▶ **What the task asks**:
Set down, exactly as written, the lines from the top of the data to the line that holds "const stepDays = 4;", and omit the pictures.

▶ **Data extract**:
━━━━━━━━
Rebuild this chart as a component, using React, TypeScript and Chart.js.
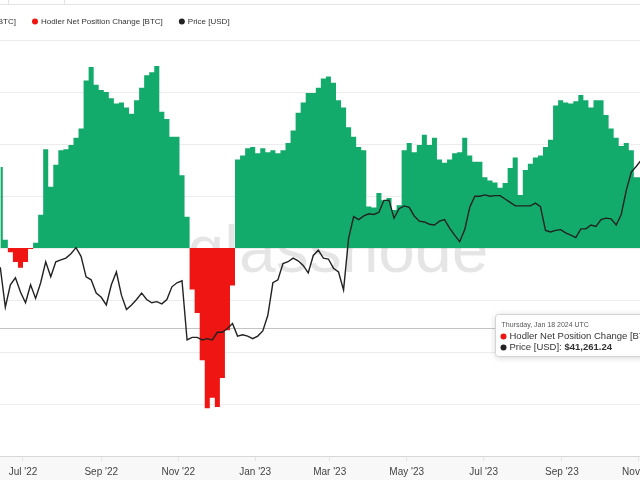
import React, { useEffect, useRef } from "react";
import { Chart, registerables } from "chart.js";

Chart.register(...registerables);

// ---------- data ----------
const seriesStart = "2022-06-13";
const stepDays = 4;

// Hodler Net Position Change [BTC], one value every 4 days
const netPosition = [
  78000, 8000, -4000, -13500, -19000, -13500, -1000, 5000, 32000, 95000,
  59000, 80000, 94000, 95000, 99000, 106000, 115000, 161000, 174000, 157000,
  152000, 150000, 144000, 139000, 140000, 135000, 129000, 142000, 154000, 166000,
  169000, 175000, 131000, 124000, 107000, 107000, 70000, 30000, -40000, -62500,
  -108000, -154000, -144000, -153000, -125000, -79000, -36000, 85000, 89000, 96000,
  97000, 91000, 96000, 92000, 94000, 91000, 94000, 101000, 113000, 130000,
  140000, 149000, 149000, 154000, 163000, 165000, 159000, 142000, 135000, 116000,
  107000, 97000, 94000, 40000, 39000, 53000, 46000, 48000, 36500, 41000,
  94000, 101000, 92000, 99000, 109000, 99000, 106000, 85000, 82000, 85000,
  91000, 92000, 106000, 89000, 83000, 83000, 68000, 65000, 63000, 58000,
  62500, 77000, 87000, 51000, 75000, 81000, 87000, 89000, 97000, 104000,
  137000, 142000, 140000, 139000, 141000, 147000, 142000, 135000, 142000, 142000,
  128000, 115000, 106000, 98000, 101000, 94000, 68000, 68000,
];

// Price [USD], same dates
const price = [
  23000, 19100, 21200, 21900, 20500, 19500, 21200, 19900, 21400, 23600,
  22000, 23600, 23800, 24000, 24500, 25200, 24200, 22000, 21700, 20400,
  20000, 19300, 21200, 22500, 20200, 18900, 19300, 19800, 20400, 19800,
  19500, 19600, 19400, 19800, 21000, 21400, 21600, 16400, 16600, 16600,
  16400, 16500, 16400, 17000, 17000, 17300, 17700, 16700, 16800, 16700,
  16500, 16700, 17100, 18400, 21400, 21700, 23400, 23600, 24000, 23700,
  23200, 22400, 24300, 24900, 24000, 23900, 22900, 22500, 20700, 26300,
  29100, 28700, 29200, 29500, 29400, 29700, 31400, 31400, 28900, 30200,
  30600, 30400, 29200, 28500, 28400, 28100, 28000, 28500, 28700, 27600,
  26700, 25900, 27400, 30400, 32000, 32000, 32200, 32000, 32100, 32100,
  31600, 31100, 30600, 30600, 30600, 30600, 31000, 30500, 27300, 27100,
  27300, 27400, 27000, 26700, 26400, 27500, 27500, 28000, 27800, 28700,
  28900, 28800, 28000, 29400, 32900, 35800, 36800, 37900,
];

const tickDates = [
  "2022-07-01", "2022-09-01", "2022-11-01", "2023-01-01", "2023-03-01",
  "2023-05-01", "2023-07-01", "2023-09-01", "2023-11-01",
];
const tickLabels = [
  "Jul '22", "Sep '22", "Nov '22", "Jan '23", "Mar '23",
  "May '23", "Jul '23", "Sep '23", "Nov '23",
];
const xWindow = ["2022-06-12T18:45:00Z", "2023-11-01T21:00:00Z"];
const netAxis = { min: -200000, max: 200000, step: 50000 };
const priceAxis = { min: 9560, max: 66200 };

const legendLabels = [
  "Hodler Net Position Change [BTC]",
  "Hodler Net Position Change [BTC]",
  "Price [USD]",
];
const tooltipDate = "Thursday, Jan 18 2024 UTC";
const tooltipPriceValue = "$41,261.24";
const crosshairValue = -77000;

const GREEN = "#13ab6b";
const RED = "#ee1512";
const BLACK = "#222222";
const FONT = '"Liberation Sans", Arial, Helvetica, sans-serif';

const DAY = 86400000;
const toTs = (d: string) => Date.parse(d.length === 10 ? d + "T00:00:00Z" : d);

function dot(ctx: CanvasRenderingContext2D, x: number, y: number, r: number, c: string) {
  ctx.beginPath();
  ctx.arc(x, y, r, 0, Math.PI * 2);
  ctx.fillStyle = c;
  ctx.fill();
}

const decorPlugin = {
  id: "decor",
  beforeDraw(chart: any) {
    const { ctx, width, height, chartArea } = chart;
    ctx.save();
    ctx.fillStyle = "#ffffff";
    ctx.fillRect(0, 0, width, height);
    ctx.fillStyle = "#f8f8f8";
    ctx.fillRect(0, chartArea.bottom, width, height - chartArea.bottom);
    // top toolbar edge
    ctx.strokeStyle = "#e3e3e3";
    ctx.lineWidth = 1;
    ctx.beginPath();
    ctx.moveTo(0, 4.5);
    ctx.lineTo(width, 4.5);
    ctx.moveTo(8.5, 0);
    ctx.lineTo(8.5, 4.5);
    ctx.moveTo(64.5, 0);
    ctx.lineTo(64.5, 4.5);
    ctx.stroke();
    ctx.restore();
  },
  beforeDatasetsDraw(chart: any) {
    const { ctx, chartArea, scales } = chart;
    ctx.save();
    // crosshair
    const cy = Math.round(scales.y.getPixelForValue(crosshairValue)) + 0.5;
    ctx.strokeStyle = "#c4c4c4";
    ctx.lineWidth = 1;
    ctx.beginPath();
    ctx.moveTo(chartArea.left, cy);
    ctx.lineTo(chartArea.right, cy);
    ctx.stroke();
    // watermark
    const midY = scales.y.getPixelForValue(0);
    ctx.font = `66px ${FONT}`;
    ctx.fillStyle = "rgba(0,0,0,0.1)";
    ctx.textAlign = "center";
    ctx.textBaseline = "alphabetic";
    ctx.fillText("glassnode", (chartArea.left + chartArea.right) / 2 + 18, midY + 24);
    ctx.restore();
  },
  afterDraw(chart: any) {
    const { ctx } = chart;
    ctx.save();
    // legend
    const colors = [GREEN, RED, BLACK];
    ctx.font = `8px ${FONT}`;
    ctx.textBaseline = "middle";
    ctx.textAlign = "left";
    const ly = 21.5;
    const firstW = ctx.measureText(legendLabels[0]).width;
    let x = 16 - firstW - 6;
    legendLabels.forEach((t, i) => {
      dot(ctx, x, ly, 3, colors[i]);
      ctx.fillStyle = "#333";
      ctx.fillText(t, x + 6, ly);
      x += 6 + ctx.measureText(t).width + 19;
    });
    // tooltip box
    const bx = 495.5, by = 314.5, bw = 170, bh = 42;
    ctx.shadowColor = "rgba(0,0,0,0.18)";
    ctx.shadowBlur = 6;
    ctx.shadowOffsetY = 1;
    ctx.fillStyle = "#ffffff";
    ctx.beginPath();
    ctx.roundRect(bx, by, bw, bh, 3);
    ctx.fill();
    ctx.shadowColor = "transparent";
    ctx.strokeStyle = "#d4d4d4";
    ctx.lineWidth = 1;
    ctx.stroke();
    ctx.fillStyle = "#555";
    ctx.font = `7px ${FONT}`;
    ctx.fillText(tooltipDate, bx + 6, by + 11);
    ctx.font = `9.5px ${FONT}`;
    dot(ctx, bx + 8, by + 22, 3, RED);
    ctx.fillStyle = "#333";
    ctx.fillText(legendLabels[1], bx + 14, by + 22);
    dot(ctx, bx + 8, by + 33, 3, BLACK);
    ctx.fillStyle = "#333";
    const lbl = "Price [USD]: ";
    ctx.fillText(lbl, bx + 14, by + 33);
    const w = ctx.measureText(lbl).width;
    ctx.font = `bold 9.5px ${FONT}`;
    ctx.fillText(tooltipPriceValue, bx + 14 + w, by + 33);
    ctx.restore();
  },
};

export default function App() {
  const ref = useRef<HTMLCanvasElement | null>(null);
  useEffect(() => {
    if (!ref.current) return;
    const start = toTs(seriesStart);
    const netPts = netPosition.map((v, i) => ({ x: start + i * stepDays * DAY, y: v }));
    const pricePts = price.map((v, i) => ({ x: start + i * stepDays * DAY, y: v }));
    const chart = new Chart(ref.current, {
      type: "line",
      data: {
        datasets: [
          {
            label: "Price [USD]",
            data: pricePts,
            yAxisID: "yPrice",
            borderColor: BLACK,
            borderWidth: 1.4,
            pointRadius: 0,
            fill: false,
            tension: 0,
            order: 0,
          },
          {
            label: legendLabels[0],
            data: netPts,
            yAxisID: "y",
            borderWidth: 0,
            borderColor: "rgba(0,0,0,0)",
            pointRadius: 0,
            stepped: "middle",
            fill: { target: "origin", above: GREEN, below: RED },
            order: 1,
          },
        ],
      },
      options: {
        responsive: false,
        devicePixelRatio: 1,
        animation: false,
        events: [],
        layout: { padding: { top: 40, left: 0, right: 0, bottom: 0 } },
        plugins: { legend: { display: false }, tooltip: { enabled: false } },
        scales: {
          x: {
            type: "linear",
            min: toTs(xWindow[0]),
            max: toTs(xWindow[1]),
            border: { display: true, color: "#d8d8d8" },
            grid: { display: true, drawOnChartArea: false, drawTicks: true, tickLength: 5, color: "#e4e4e4" },
            afterBuildTicks: (s: any) => {
              s.ticks = tickDates.map((d) => ({ value: toTs(d) }));
            },
            afterFit: (s: any) => {
              s.height = 24;
              s.paddingLeft = 0;
              s.paddingRight = 0;
            },
            ticks: {
              autoSkip: false,
              maxRotation: 0,
              minRotation: 0,
              padding: 5,
              color: "#444",
              font: { family: FONT, size: 10 },
              callback: (_v: any, i: number) => tickLabels[i],
            },
          },
          y: {
            type: "linear",
            position: "left",
            min: netAxis.min,
            max: netAxis.max,
            border: { display: false },
            grid: { color: "#ececec", drawTicks: false },
            ticks: { display: false, stepSize: netAxis.step },
            afterFit: (s: any) => {
              s.width = 0;
            },
          },
          yPrice: {
            type: "logarithmic",
            position: "right",
            display: false,
            min: priceAxis.min,
            max: priceAxis.max,
          },
        },
      },
      plugins: [decorPlugin],
    } as any);
    return () => chart.destroy();
  }, []);
  return (
    <div style={{ position: "fixed", left: 0, top: 0, width: 640, height: 480, background: "#fff" }}>
      <canvas ref={ref} width={640} height={480} style={{ display: "block" }} />
    </div>
  );
}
━━━━━━━━
▶ **Expected answer**:
Rebuild this chart as a component, using React, TypeScript and Chart.js.
import React, { useEffect, useRef } from "react";
import { Chart, registerables } from "chart.js";

Chart.register(...registerables);

// ---------- data ----------
const seriesStart = "2022-06-13";
const stepDays = 4;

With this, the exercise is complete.